DIGITAL LIBRARY
LEARNING TO UTILIZE EMERGING TECHNOLOGIES FOR EFFECTIVELY TEACHING INDIGENOUS LANGUAGES TO THE NET-GENERATION: A DISCOURSE ANALYSIS OF LUGANDA TEACHER-TRAINEES’ FEELINGS OF CONCRETE EXPERIENCE
Makerere University (UGANDA)
About this paper:
Appears in: EDULEARN15 Proceedings
Publication year: 2015
Pages: 7015-7029
ISBN: 978-84-606-8243-1
ISSN: 2340-1117
Conference name: 7th International Conference on Education and New Learning Technologies
Dates: 6-8 July, 2015
Location: Barcelona, Spain
Abstract:
Although learners of the contemporary generation would generally prefer to learn their indigenous languages (ILs) using Emerging Technologies (ETs), many teachers of ILs fail to integrate ETs in their teaching. This is in part, because such teachers graduated from their teacher-training institutions (TTIs) without this skill. While some TTIs are now training their teacher-trainees in how to integrate ETs in teaching of ILs, not much is known about these teacher-trainees’ learning experiences. This study was anchored on Kolb (1981)’s Experiential Learning Theory which premises that learning is product of cultivation of an individual’s experience with his/her subjects or objects of interest (SOI) at four different stages, which form a spiral: Concrete Experience (CE), Observational Reflection (OR), Abstract Conceptualisation (AC) and Active Experimentation (AE).
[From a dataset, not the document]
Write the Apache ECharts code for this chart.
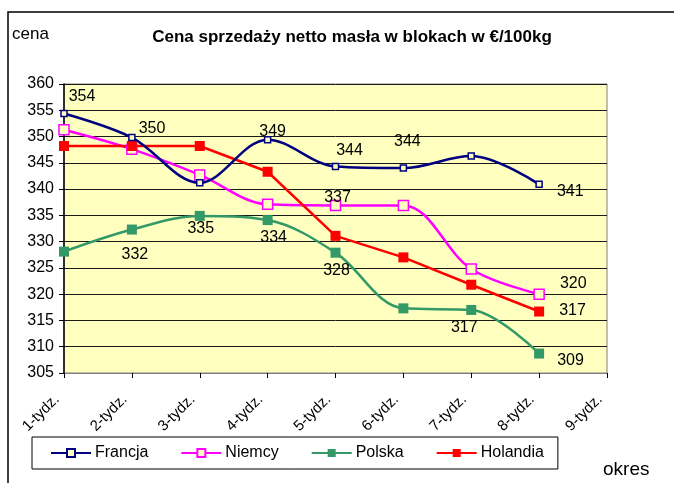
<!DOCTYPE html>
<html>
<head>
<meta charset="utf-8">
<script src="https://cdn.jsdelivr.net/npm/echarts@6/dist/echarts.min.js"></script>
<style>
  html, body { margin: 0; padding: 0; background: #fff; }
  #chart { width: 674px; height: 483px; }
</style>
</head>
<body>
<div id="chart"></div>
<script>
// dane
const weeks = ['1-tydz.', '2-tydz.', '3-tydz.', '4-tydz.', '5-tydz.', '6-tydz.', '7-tydz.', '8-tydz.', '9-tydz.']
const francja = [354.4, 349.8, 341.2, 349.4, 344.3, 344.0, 346.3, 340.9]
const niemcy = [351.3, 347.6, 342.7, 337.1, 336.9, 336.9, 324.8, 320.0]
const polska = [328.1, 332.3, 334.9, 334.1, 327.9, 317.3, 317.0, 308.7]
const holandia = [348.2, 348.2, 348.2, 343.3, 331.1, 327.0, 321.8, 316.7]
const yTicks = { min: 305, max: 360, step: 5 }

// które punkty mają etykiety (i gdzie je przesunąć)
const labelsFrancja = { 0: ['top', [18, 0]], 1: ['right', [-2, -9]], 3: ['top', [5, 9]], 4: ['top', [14, 1]], 5: ['top', [4, -10]], 7: ['right', [9, 7]] }
const labelsNiemcy = { 4: ['top', [2, 11]], 7: ['right', [10, -11]] }
const labelsPolska = { 1: ['bottom', [3, 7]], 2: ['bottom', [1, -5]], 3: ['bottom', [6, 0]], 4: ['bottom', [1, 0]], 6: ['bottom', [-7, 0]], 7: ['right', [8, 7]] }
const labelsHolandia = { 7: ['right', [10, -1]] }

const FONT = 'Liberation Sans, Arial, sans-serif'

const withLabels = (values, labels) => values.map((v, i) => {
  const l = labels[i]
  if (!l) return v
  return {
    value: v,
    label: {
      show: true,
      position: l[0],
      offset: l[1],
      formatter: () => String(Math.round(v)),
      color: '#000',
      fontSize: 16,
      fontFamily: FONT
    }
  }
})

const makeSeries = (name, values, labels, color, opts) => ({
  name,
  type: 'line',
  data: withLabels(values, labels),
  smooth: opts.smooth ? 0.35 : false,
  symbol: 'rect',
  symbolSize: opts.size,
  showAllSymbol: true,
  lineStyle: { color, width: opts.width },
  itemStyle: {
    color: opts.hollow ? '#FFFFC0' : color,
    borderColor: color,
    borderWidth: opts.hollow ? 1.5 : 0
  },
  emphasis: { disabled: true },
  label: { show: false },
  z: opts.z
})

const chart = echarts.init(document.getElementById('chart'), null, { renderer: 'canvas' })

chart.setOption({
  animation: false,
  backgroundColor: '#fff',
  title: {
    text: 'Cena sprzedaży netto masła w blokach w €/100kg',
    left: 347,
    top: 24,
    textAlign: 'center',
    textStyle: { fontSize: 17, fontWeight: 'bold', fontFamily: FONT, color: '#000' }
  },
  grid: {
    left: 64,
    right: 67,
    top: 84,
    bottom: 110,
    show: true,
    backgroundColor: '#FFFFC0',
    borderColor: '#808080',
    borderWidth: 1
  },
  legend: {
    left: 32,
    top: 437,
    width: 525,
    height: 33,
    padding: [8, 14, 8, 18],
    itemGap: 32,
    itemWidth: 40,
    itemHeight: 10,
    borderColor: '#000',
    borderWidth: 1,
    textStyle: { fontSize: 16, fontFamily: FONT, color: '#000', padding: [0, 0, 0, -1] },
    data: ['Francja', 'Niemcy', 'Polska', 'Holandia']
  },
  xAxis: {
    type: 'category',
    data: weeks,
    boundaryGap: false,
    axisLine: { show: true, lineStyle: { color: '#808080', width: 1 } },
    axisTick: { show: true, inside: false, length: 5, lineStyle: { color: '#000' } },
    axisLabel: {
      rotate: 45,
      interval: 0,
      margin: 17,
      padding: [0, 10, 0, 0],
      fontSize: 15,
      fontFamily: FONT,
      color: '#000'
    },
    splitLine: { show: false }
  },
  yAxis: {
    type: 'value',
    min: yTicks.min,
    max: yTicks.max,
    interval: yTicks.step,
    name: 'cena',
    nameLocation: 'end',
    nameGap: 0,
    nameTextStyle: { fontSize: 17, fontFamily: FONT, color: '#000', align: 'left', padding: [0, 0, 41, -52] },
    axisLine: { show: true, lineStyle: { color: '#000', width: 1.5 } },
    axisTick: { show: true, length: 5, lineStyle: { color: '#000' } },
    axisLabel: { fontSize: 16, fontFamily: FONT, color: '#000', margin: 10 },
    splitLine: { show: true, lineStyle: { color: '#1a1a1a', width: 1 } }
  },
  graphic: [
    {
      type: 'rect',
      shape: { x: 8, y: 12, width: 720, height: 520 },
      style: { fill: null, stroke: '#000', lineWidth: 1.5 },
      silent: true
    },
    {
      type: 'text',
      left: 603,
      top: 460,
      style: { text: 'okres', fontSize: 19, fontFamily: FONT, fill: '#000' }
    }
  ],
  series: [
    makeSeries('Francja', francja, labelsFrancja, '#000080', { smooth: true, size: 6, width: 2.5, hollow: true, z: 4 }),
    makeSeries('Niemcy', niemcy, labelsNiemcy, '#FF00FF', { smooth: true, size: 10, width: 2.5, hollow: true, z: 3 }),
    makeSeries('Polska', polska, labelsPolska, '#339966', { smooth: true, size: 10, width: 2.5, hollow: false, z: 2 }),
    makeSeries('Holandia', holandia, labelsHolandia, '#FF0000', { smooth: false, size: 10, width: 2.5, hollow: false, z: 3 })
  ]
})
</script>
</body>
</html>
In a larger PhD study from which this paper emerges, sixty-seven (67) Luganda language teacher-trainees at Makerere University were enrolled in a semester-long blended learning course. In the course, trainees were exposed to, and explored how to integrate a number of ETs in their teaching. Using online observations and self-administered online questionnaire, trainees’ learning artefacts at each of the above four stages of experiential learning were collected and analysed using both Critical Discourse Analysis and Google Learning Analytics. This paper reports on results of the first stage of trainees’ experience, and concludes by proposing strategies for cultivating their experience to the next stage.
Keywords:
Endangered Languages, Emerging Technologies, Experiential Learning, Concrete Experience and Critical Discourse Analysis.